On intermediate levels of nested occupancy scheme in random environment generated by stick-breaking II

TL;DR

This paper investigates the asymptotic behavior of the number of occupied boxes at intermediate levels in a nested occupancy scheme generated by stick-breaking, extending previous results to higher levels with specific growth conditions.

Contribution

It establishes a multidimensional central limit theorem for the number of occupied boxes at intermediate levels in a nested stick-breaking occupancy scheme.

Findings

Proves a multidimensional CLT for intermediate levels

Extends previous work to higher levels with new growth conditions

Provides asymptotic normality results for occupancy counts

Abstract

A nested occupancy scheme in random environment is a generalization of the classical Karlin infinite balls-in-boxes occupancy scheme in random environment (with random probabilities). Unlike the Karlin scheme in which the collection of boxes is unique, there is a nested hierarchy of boxes, and the hitting probabilities of boxes are defined in terms of iterated fragmentation of a unit mass.

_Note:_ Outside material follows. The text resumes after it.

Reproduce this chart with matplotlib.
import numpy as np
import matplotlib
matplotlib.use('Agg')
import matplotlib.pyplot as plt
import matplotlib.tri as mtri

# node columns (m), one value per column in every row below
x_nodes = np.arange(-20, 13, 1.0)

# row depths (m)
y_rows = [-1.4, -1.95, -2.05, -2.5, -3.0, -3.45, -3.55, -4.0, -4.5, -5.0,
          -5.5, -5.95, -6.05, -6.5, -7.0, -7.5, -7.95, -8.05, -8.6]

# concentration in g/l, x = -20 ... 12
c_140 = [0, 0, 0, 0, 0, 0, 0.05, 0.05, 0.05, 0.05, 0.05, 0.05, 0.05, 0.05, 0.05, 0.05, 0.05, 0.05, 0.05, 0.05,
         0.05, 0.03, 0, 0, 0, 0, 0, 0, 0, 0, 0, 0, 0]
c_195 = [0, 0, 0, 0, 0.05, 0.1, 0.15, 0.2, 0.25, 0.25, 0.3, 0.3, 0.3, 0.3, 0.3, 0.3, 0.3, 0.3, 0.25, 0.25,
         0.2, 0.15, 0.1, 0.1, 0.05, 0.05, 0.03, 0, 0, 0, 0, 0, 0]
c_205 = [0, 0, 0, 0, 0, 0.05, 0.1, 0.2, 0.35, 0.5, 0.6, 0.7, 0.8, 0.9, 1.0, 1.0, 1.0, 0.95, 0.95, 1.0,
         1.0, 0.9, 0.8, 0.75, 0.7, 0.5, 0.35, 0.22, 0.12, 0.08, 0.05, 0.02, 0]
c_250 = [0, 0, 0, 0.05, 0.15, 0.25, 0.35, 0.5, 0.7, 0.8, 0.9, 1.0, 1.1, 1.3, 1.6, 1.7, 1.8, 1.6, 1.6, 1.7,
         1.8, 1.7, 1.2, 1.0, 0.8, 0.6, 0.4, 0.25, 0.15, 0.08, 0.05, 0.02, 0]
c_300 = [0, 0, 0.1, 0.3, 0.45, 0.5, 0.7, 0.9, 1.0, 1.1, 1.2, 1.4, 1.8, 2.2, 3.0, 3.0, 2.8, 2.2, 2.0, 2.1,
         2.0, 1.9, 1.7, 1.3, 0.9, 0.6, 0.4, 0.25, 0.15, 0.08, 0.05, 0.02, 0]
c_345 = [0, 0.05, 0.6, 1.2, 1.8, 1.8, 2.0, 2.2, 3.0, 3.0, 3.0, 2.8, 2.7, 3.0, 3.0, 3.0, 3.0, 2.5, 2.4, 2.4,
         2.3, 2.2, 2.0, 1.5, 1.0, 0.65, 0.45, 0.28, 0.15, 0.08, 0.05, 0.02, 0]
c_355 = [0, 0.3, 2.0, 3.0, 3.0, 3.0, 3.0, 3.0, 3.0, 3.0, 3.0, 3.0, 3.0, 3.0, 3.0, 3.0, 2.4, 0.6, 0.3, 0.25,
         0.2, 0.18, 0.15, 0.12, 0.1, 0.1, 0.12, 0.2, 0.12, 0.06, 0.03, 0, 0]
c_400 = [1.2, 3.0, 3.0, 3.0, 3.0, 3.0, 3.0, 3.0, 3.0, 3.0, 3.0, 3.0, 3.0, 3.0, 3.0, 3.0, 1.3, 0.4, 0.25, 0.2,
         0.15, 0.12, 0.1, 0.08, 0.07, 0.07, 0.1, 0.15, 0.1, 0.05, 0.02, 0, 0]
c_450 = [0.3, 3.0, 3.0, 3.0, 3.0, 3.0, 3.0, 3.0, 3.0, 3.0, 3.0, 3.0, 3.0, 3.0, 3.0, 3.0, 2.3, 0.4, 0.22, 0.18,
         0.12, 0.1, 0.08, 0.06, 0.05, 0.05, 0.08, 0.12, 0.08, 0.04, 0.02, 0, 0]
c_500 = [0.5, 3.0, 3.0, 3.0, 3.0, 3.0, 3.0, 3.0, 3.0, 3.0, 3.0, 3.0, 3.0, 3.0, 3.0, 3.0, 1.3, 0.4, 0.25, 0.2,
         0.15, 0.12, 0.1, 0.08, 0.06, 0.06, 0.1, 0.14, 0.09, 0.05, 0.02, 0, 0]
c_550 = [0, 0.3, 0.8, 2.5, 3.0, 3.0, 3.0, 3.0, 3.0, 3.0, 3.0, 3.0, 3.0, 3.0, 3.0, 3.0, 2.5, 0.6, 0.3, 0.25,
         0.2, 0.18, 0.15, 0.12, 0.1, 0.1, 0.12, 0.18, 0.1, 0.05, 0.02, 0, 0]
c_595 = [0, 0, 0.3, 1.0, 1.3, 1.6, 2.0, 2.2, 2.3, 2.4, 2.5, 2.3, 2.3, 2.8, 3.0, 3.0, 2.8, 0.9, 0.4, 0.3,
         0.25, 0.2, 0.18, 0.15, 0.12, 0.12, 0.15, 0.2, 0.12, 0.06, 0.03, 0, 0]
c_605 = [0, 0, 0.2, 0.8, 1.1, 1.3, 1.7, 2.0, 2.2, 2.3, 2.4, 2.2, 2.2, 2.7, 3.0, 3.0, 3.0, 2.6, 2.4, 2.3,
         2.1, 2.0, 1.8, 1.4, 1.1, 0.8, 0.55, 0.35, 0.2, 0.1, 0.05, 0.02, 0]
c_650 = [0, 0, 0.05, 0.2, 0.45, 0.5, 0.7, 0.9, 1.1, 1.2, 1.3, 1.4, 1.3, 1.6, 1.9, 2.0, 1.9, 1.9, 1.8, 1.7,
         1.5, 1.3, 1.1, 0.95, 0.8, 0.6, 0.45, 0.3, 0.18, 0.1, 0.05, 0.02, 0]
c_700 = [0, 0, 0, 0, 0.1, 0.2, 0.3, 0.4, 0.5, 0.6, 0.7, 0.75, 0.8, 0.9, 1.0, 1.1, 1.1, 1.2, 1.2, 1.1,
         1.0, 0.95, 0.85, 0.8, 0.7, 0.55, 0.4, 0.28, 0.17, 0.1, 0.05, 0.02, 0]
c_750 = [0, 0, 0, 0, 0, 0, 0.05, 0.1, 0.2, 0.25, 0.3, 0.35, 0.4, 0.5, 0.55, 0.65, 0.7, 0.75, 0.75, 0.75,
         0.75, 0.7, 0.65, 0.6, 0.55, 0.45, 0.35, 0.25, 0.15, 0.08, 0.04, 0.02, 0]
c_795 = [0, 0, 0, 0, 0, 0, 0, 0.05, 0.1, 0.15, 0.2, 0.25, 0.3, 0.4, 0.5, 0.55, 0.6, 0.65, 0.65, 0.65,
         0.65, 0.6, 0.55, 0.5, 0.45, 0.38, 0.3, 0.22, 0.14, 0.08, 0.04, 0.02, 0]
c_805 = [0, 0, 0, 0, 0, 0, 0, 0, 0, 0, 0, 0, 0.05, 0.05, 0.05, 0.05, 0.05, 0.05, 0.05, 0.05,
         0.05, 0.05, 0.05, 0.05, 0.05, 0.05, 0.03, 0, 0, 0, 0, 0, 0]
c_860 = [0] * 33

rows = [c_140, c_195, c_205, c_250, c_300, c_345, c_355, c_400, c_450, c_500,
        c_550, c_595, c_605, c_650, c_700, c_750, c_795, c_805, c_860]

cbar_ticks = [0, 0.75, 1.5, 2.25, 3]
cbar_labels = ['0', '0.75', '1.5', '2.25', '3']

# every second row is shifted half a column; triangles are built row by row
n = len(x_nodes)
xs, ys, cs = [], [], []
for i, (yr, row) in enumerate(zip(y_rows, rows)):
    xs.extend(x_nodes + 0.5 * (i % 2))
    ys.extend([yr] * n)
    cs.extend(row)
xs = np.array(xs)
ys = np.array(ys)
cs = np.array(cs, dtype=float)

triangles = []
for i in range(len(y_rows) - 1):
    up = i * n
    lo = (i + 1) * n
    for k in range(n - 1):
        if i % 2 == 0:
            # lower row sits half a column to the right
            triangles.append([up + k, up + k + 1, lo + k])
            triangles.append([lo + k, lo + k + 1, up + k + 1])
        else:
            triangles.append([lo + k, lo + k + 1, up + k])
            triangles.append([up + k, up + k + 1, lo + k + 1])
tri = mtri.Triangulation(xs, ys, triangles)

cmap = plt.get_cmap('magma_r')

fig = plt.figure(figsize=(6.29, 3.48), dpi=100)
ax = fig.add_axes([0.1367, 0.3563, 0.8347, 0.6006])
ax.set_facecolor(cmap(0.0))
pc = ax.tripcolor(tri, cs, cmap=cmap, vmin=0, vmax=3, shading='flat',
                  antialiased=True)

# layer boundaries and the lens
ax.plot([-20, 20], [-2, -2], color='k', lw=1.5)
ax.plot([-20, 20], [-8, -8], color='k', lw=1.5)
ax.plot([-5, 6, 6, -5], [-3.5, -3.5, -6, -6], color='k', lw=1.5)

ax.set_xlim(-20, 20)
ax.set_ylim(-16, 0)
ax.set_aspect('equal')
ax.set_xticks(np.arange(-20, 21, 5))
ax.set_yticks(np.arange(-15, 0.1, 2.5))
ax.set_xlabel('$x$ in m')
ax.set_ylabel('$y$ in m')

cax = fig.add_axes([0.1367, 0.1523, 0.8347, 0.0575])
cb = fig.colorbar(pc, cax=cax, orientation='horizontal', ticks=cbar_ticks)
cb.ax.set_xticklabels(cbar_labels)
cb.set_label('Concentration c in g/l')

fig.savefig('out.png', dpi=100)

In the present paper we assume that the random fragmentation law is given by stick-breaking in which case the infinite occupancy scheme defined by the first level boxes is known as the Bernoulli sieve. Assuming that $n$ balls have been thrown, denote by $K_n(j)$ the number of occupied boxes in the $j$th level and call the level $j$ intermediate if $j=j_n\to\infty$ and $j_n=o(\log n)$ as $n\to\infty$. We prove a multidimensional central limit theorem for the vector $(K_n(\lfloor j_n u_1\rfloor),\ldots, K_n(\lfloor j_n u_\ell\rfloor)$, properly normalized and centered, as $n\to\infty$, where $j_n\to\infty$ and $j_n=o((\log n)^{1/2})$. The present paper continues the line of investigation initiated in Buraczewski, Dovgay and Iksanov [Electron. J. Probab. 25: paper no. 123, 2020] in which the occupancy of intermediate levels $j_n\to\infty$, $j_n=o((\log n)^{1/3})$ was analyzed.